After all, there are few things more likely to annoy fans than when they go to look up their favorite lyric or watch the video for their favorite song on YouTube, only to get a notice saying “We are not authorized to display these lyrics” or “This video contained a copyrighted audio track, which has been muted.” Fans tend not to care about the strict legalities of this stuff; to them, it looks like penny-pinching pettiness from companies who make money hand over fist. In that respect, you might take the view that it’s more pragmatic for publishers to take a relatively small financial hit on the existence of these sites — an investment in your fans’ goodwill, as it were — than to napalm them in the name of your legal rights.

But that sort of holistic thinking is, as we all know, basically nonexistent in the music industry. Instead, the suit-wearers of the RIAA and the NMPA (and etc.) are inclined to slash and burn anything and everything in the way of its precious profits, even if such short-termism is likely to undermine such profits in the long-term. If you treat your fans like the enemy, they tend to regard you as such also. In this respect, the strict legal rights and wrongs of the matter — because, honestly, no one’s arguing that sites like RapGenius have any legal right to make a fortune in advertising dollars off the hard work of artists who they don’t remunerate at all — are less important than what these legal crusades do to your public image, especially if you are a representative of an industry that’s spent the last couple of decades apparently trying to lay waste to that public image at any possible opportunity.

And in any case, before you start to feel too bad for publishing rights holders, here’s something to consider. The Mountain Goats’ John Darnielle had some interesting things to say about this subject on his Tumblr this morning, arguing that for all it’s “manifestly the case that the sites in question are profiting from others’ work and offering the worker — i.e., the lyricists — nothing in return” he also doubts the NMPA’s argument that their existence “significantly impacts [his] ability to make a living.”

He’s right, for the simple reason that artists have always gotten a piddling proportion of publishing royalties. It’s not artists who are losing from this; they may lose a small amount of cash that might be recouped from the licensing fees these sites should be paying, but who cares? It’s not like that was paying their mortgage in the first place. Darnielle cites SongMeanings, which does something similar to RapGenius, as “[a] places where spirited discussion about the lyrics takes place in a relatively neutral environment in comments threads, which is cool in my opinion.”

Most interestingly, though, Darnielle suggests that “artists wishing to work around this can probably cobble together a ‘here’s my lyrics’ section of their website and put some AdSense ads on it and be offering a measurably superior product.” He’s right, except for one thing: they’re almost certainly not allowed to. Ever noticed that little piece of text on the inside of CD booklets that says “Lyrics reproduced by kind permission of the publisher”? That’s there because in the majority of cases, artists don’t own their own lyrics.

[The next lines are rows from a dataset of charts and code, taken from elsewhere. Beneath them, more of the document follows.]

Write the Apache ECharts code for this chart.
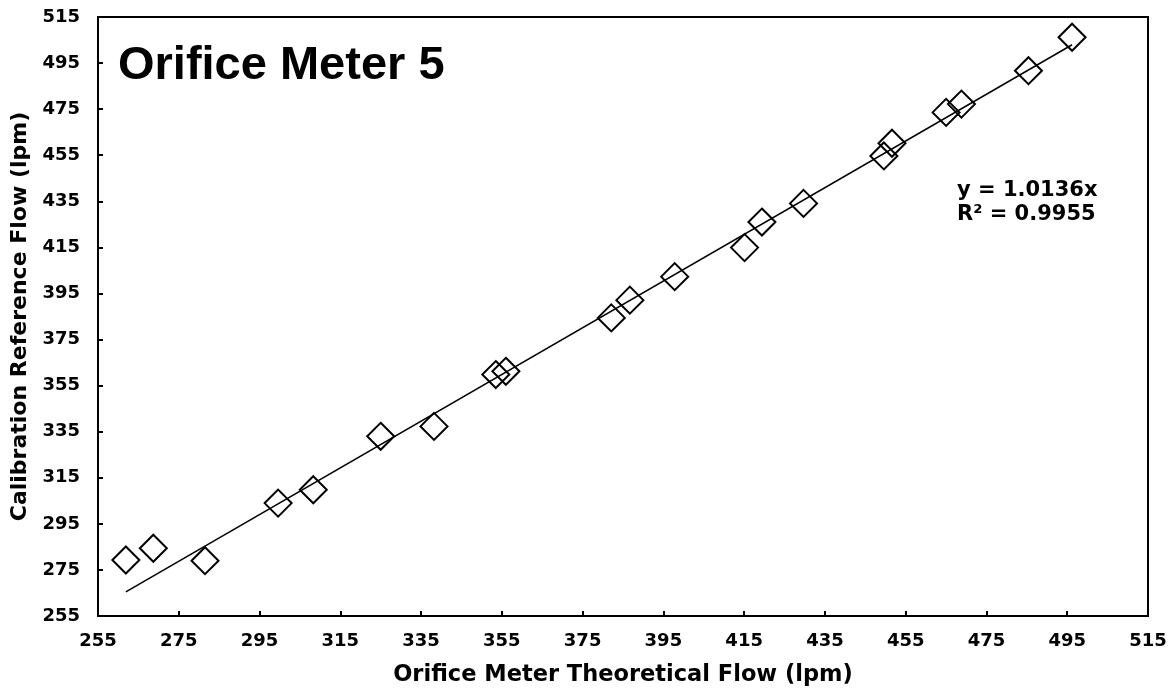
<!DOCTYPE html>
<html>
<head>
<meta charset="utf-8">
<script src="https://cdn.jsdelivr.net/npm/echarts@6/dist/echarts.min.js"></script>
<style>
html,body{margin:0;padding:0;background:#fff;}
#chart{width:1173px;height:696px;}
</style>
</head>
<body>
<div id="chart"></div>
<script>
// Data
const theoreticalFlow = [261.9, 268.7, 281.5, 299.6, 308.3, 325.0, 338.2, 353.5, 356.0, 382.1, 386.7, 397.8, 415.1, 419.4, 429.7, 449.6, 451.6, 465.0, 468.8, 485.4, 496.2];
const referenceFlow   = [279.3, 284.4, 279.0, 304.0, 309.8, 333.0, 337.3, 359.8, 361.2, 384.4, 392.1, 402.3, 414.9, 426.0, 434.1, 454.7, 460.2, 473.6, 477.2, 491.7, 506.2];
const trendSlope = 1.0136;
const trendR2 = 0.9955;
const axisMin = 255, axisMax = 515, axisStep = 20;
const chartTitle = 'Orifice Meter 5';
const xTitle = 'Orifice Meter Theoretical Flow (lpm)';
const yTitle = 'Calibration Reference Flow (lpm)';

const points = theoreticalFlow.map((x, i) => [x, referenceFlow[i]]);
const xLo = Math.min(...theoreticalFlow), xHi = Math.max(...theoreticalFlow);
const trend = [[xLo, trendSlope * xLo], [xHi, trendSlope * xHi]];

const labelFont = {fontFamily: 'DejaVu Sans', fontWeight: 'bold', fontSize: 18, color: '#000'};
const nameFont = {fontFamily: 'DejaVu Sans', fontWeight: 'bold', fontSize: 22.5, color: '#000'};
const chart = echarts.init(document.getElementById('chart'));
chart.setOption({
  animation: false,
  backgroundColor: '#fff',
  grid: {left: 98, top: 17, right: 25, bottom: 80, show: true, borderColor: '#000', borderWidth: 2, backgroundColor: 'transparent'},
  xAxis: {
    type: 'value', min: axisMin, max: axisMax, interval: axisStep,
    name: xTitle, nameLocation: 'middle', nameGap: 48,
    nameTextStyle: nameFont,
    axisLine: {show: true, lineStyle: {color: '#000', width: 2}},
    axisTick: {show: true, inside: true, length: 5, lineStyle: {color: '#000', width: 2}},
    axisLabel: Object.assign({margin: 16}, labelFont),
    splitLine: {show: false}
  },
  yAxis: {
    type: 'value', min: axisMin, max: axisMax, interval: axisStep,
    name: yTitle, nameLocation: 'middle', nameGap: 62, nameRotate: 90,
    nameTextStyle: Object.assign({}, nameFont, {fontSize: 22}),
    axisLine: {show: true, lineStyle: {color: '#000', width: 2}},
    axisTick: {show: true, inside: true, length: 5, lineStyle: {color: '#000', width: 2}},
    axisLabel: Object.assign({margin: 18}, labelFont),
    splitLine: {show: false}
  },
  series: [
    {
      type: 'line', data: trend, showSymbol: false, symbol: 'none',
      lineStyle: {color: '#000', width: 1.5}, z: 2, silent: true
    },
    {
      type: 'scatter', data: points, symbol: 'diamond', symbolSize: 27,
      itemStyle: {color: 'transparent', borderColor: '#000', borderWidth: 2, opacity: 1}, z: 3
    }
  ],
  graphic: [
    {type: 'text', left: 118, top: 43, z: 10,
     style: {text: chartTitle, font: 'bold 47px "Liberation Sans", Arial, sans-serif', fill: '#000'}},
    {type: 'text', left: 957, top: 179, z: 10,
     style: {text: 'y = ' + trendSlope.toFixed(4) + 'x\nR² = ' + trendR2.toFixed(4), font: 'bold 21px "DejaVu Sans", sans-serif', fill: '#000', lineHeight: 24}}
  ]
});
</script>
</body>
</html>
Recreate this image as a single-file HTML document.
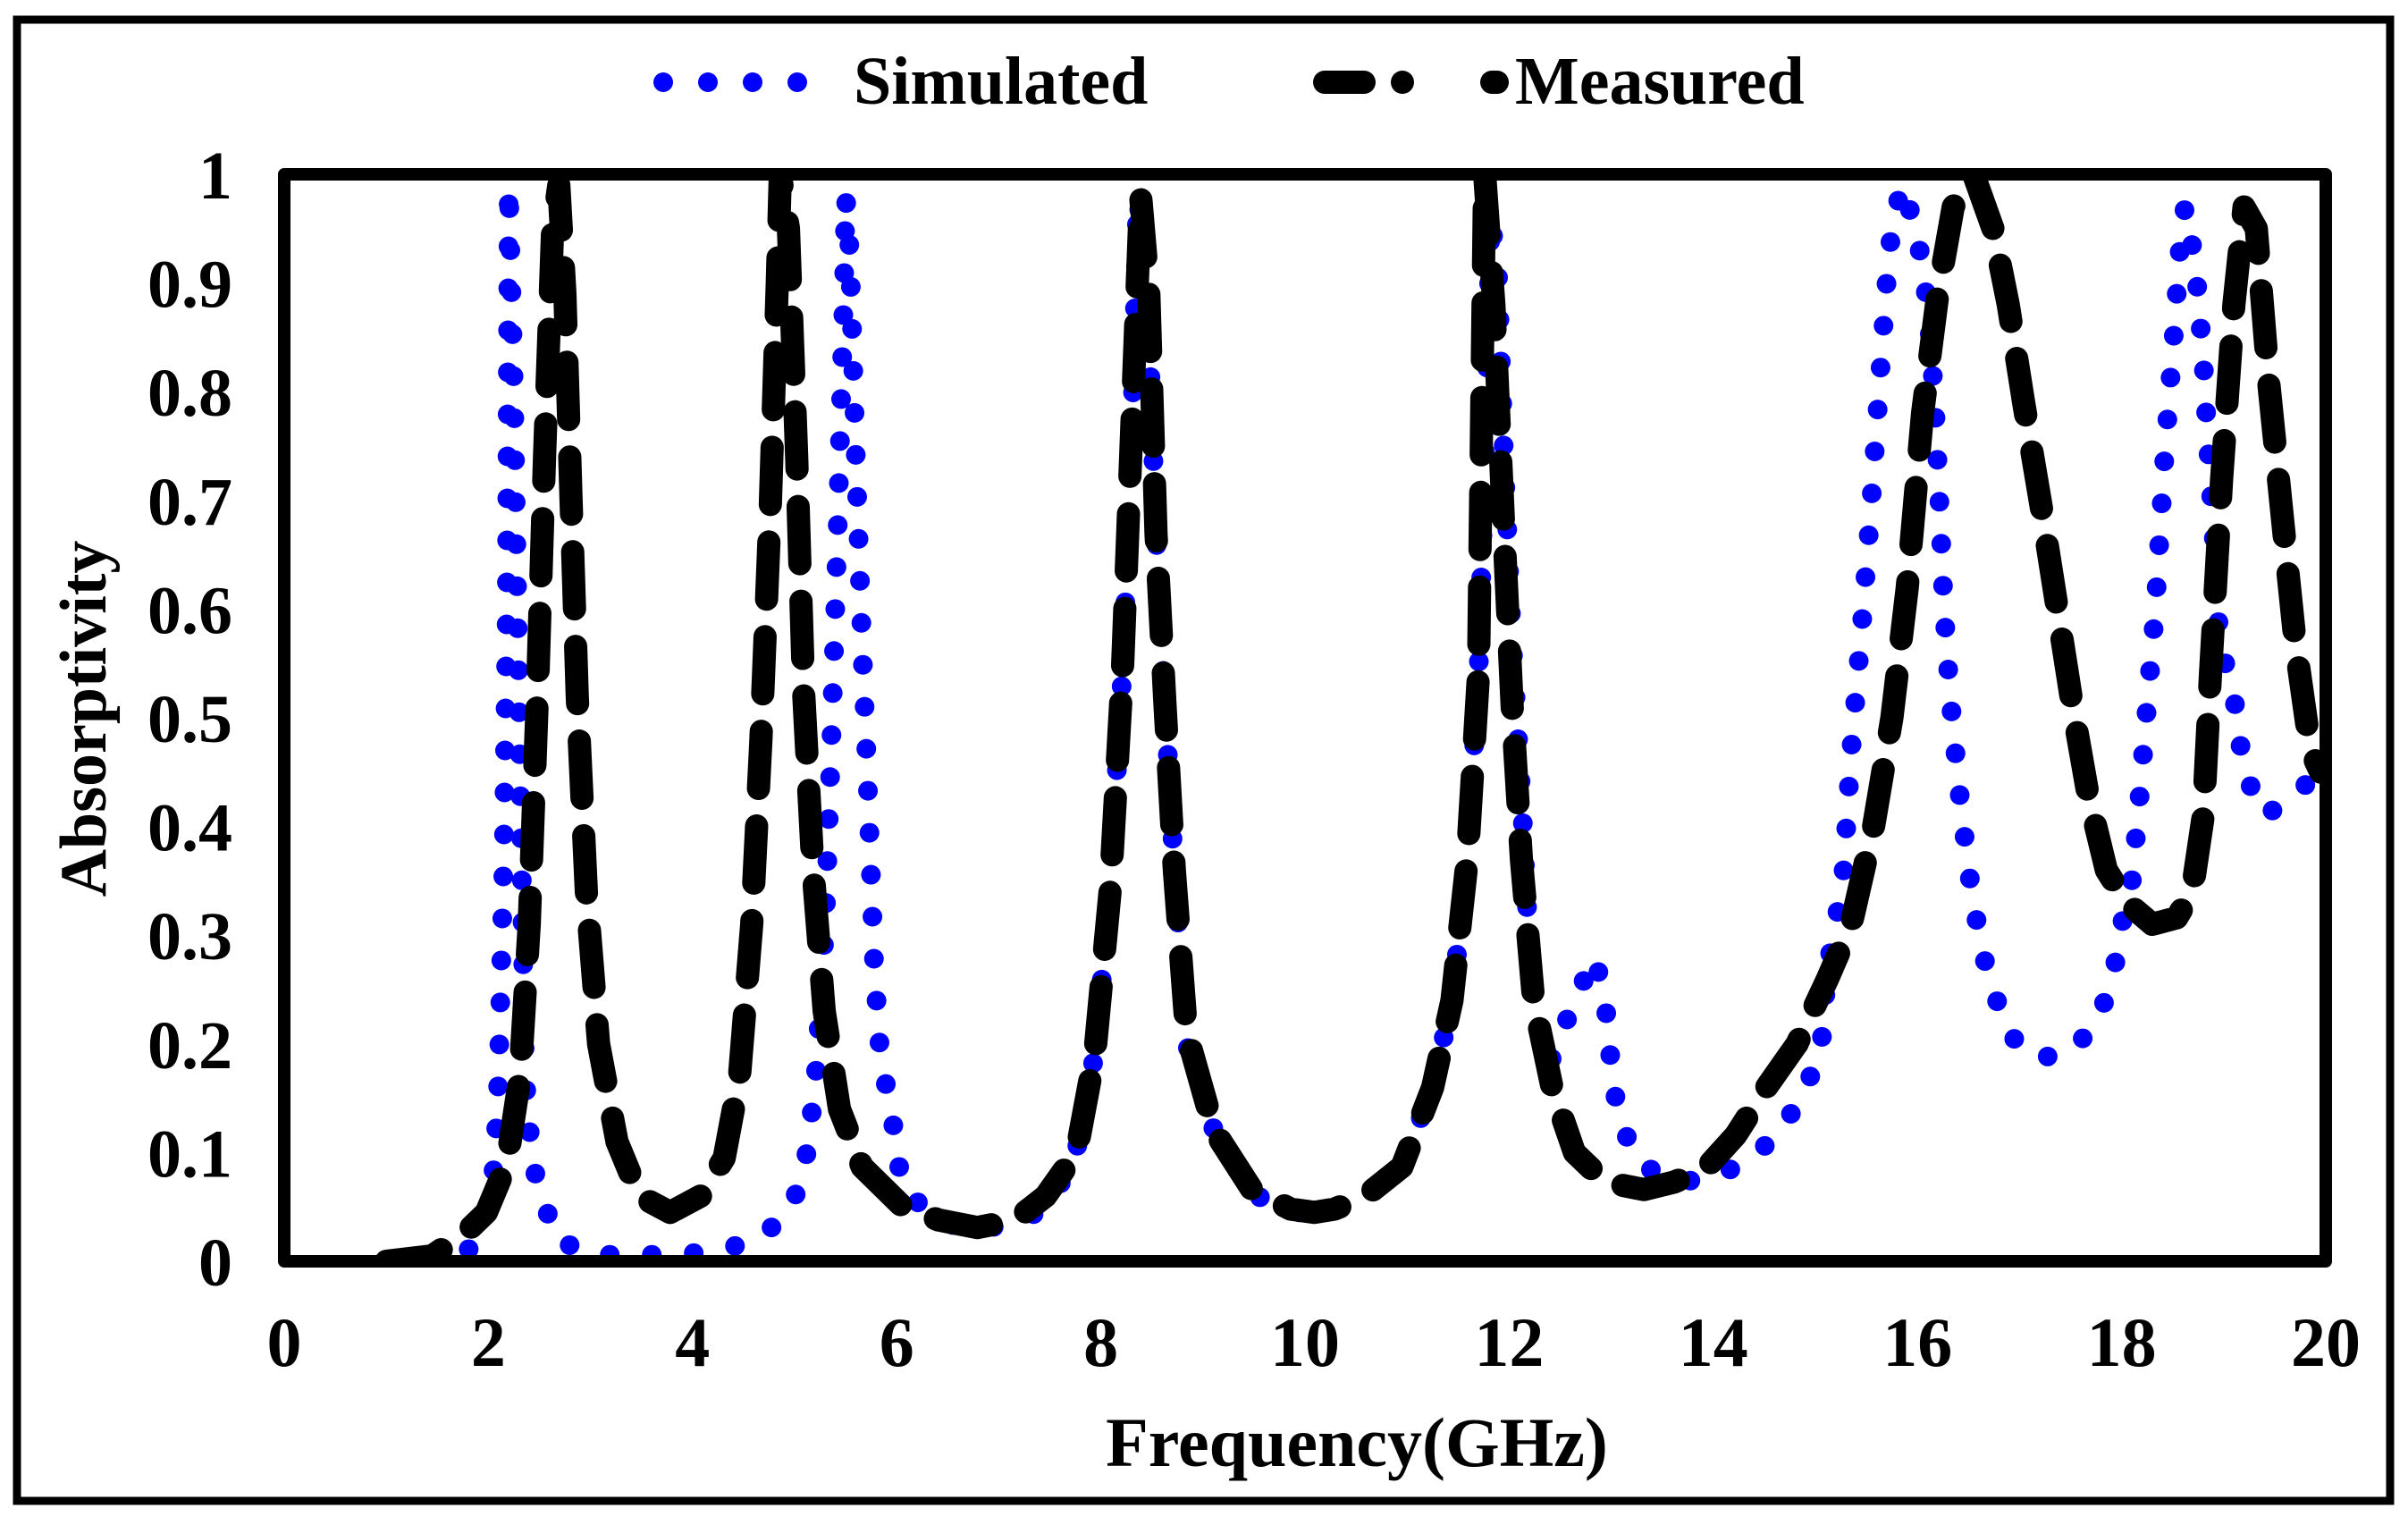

That’s because a standard recording contract involves assigning both copyright and publishing rights over to someone who isn’t you. (For a great rundown of the manifold ways in which recording contracts screw artists, see here.)

This means that there’s a divergence between the interests of artists and the interests of the industry bodies that ostensibly exist to protect them. Anyone who’s followed the antics of the RIAA over the years won’t exactly be shocked by this — and again, what we have here is a bunch of people who are making a handsome living profiting from the work of artists confronting another bunch of people who would like to make a handsome living profiting from the work of artists and saying, “Hey, get off our our turf!”

In this respect, it’s hard to take NMPA president/CEO David Israelite’s bleating that “These lyric sites have ignored the law and profited off the songwriters’ creative works, and NMPA will not allow this to continue” in any way seriously. In a legal sense, he’s right, but profiting off songwriters’ creative works is exactly what his members have done for years, even if they’re also providing the service of helping those songwriters license and earn money on their compositions. Why should artists care either way? As ever in the music industry, it’s them who’s getting screwed. Same as it ever was.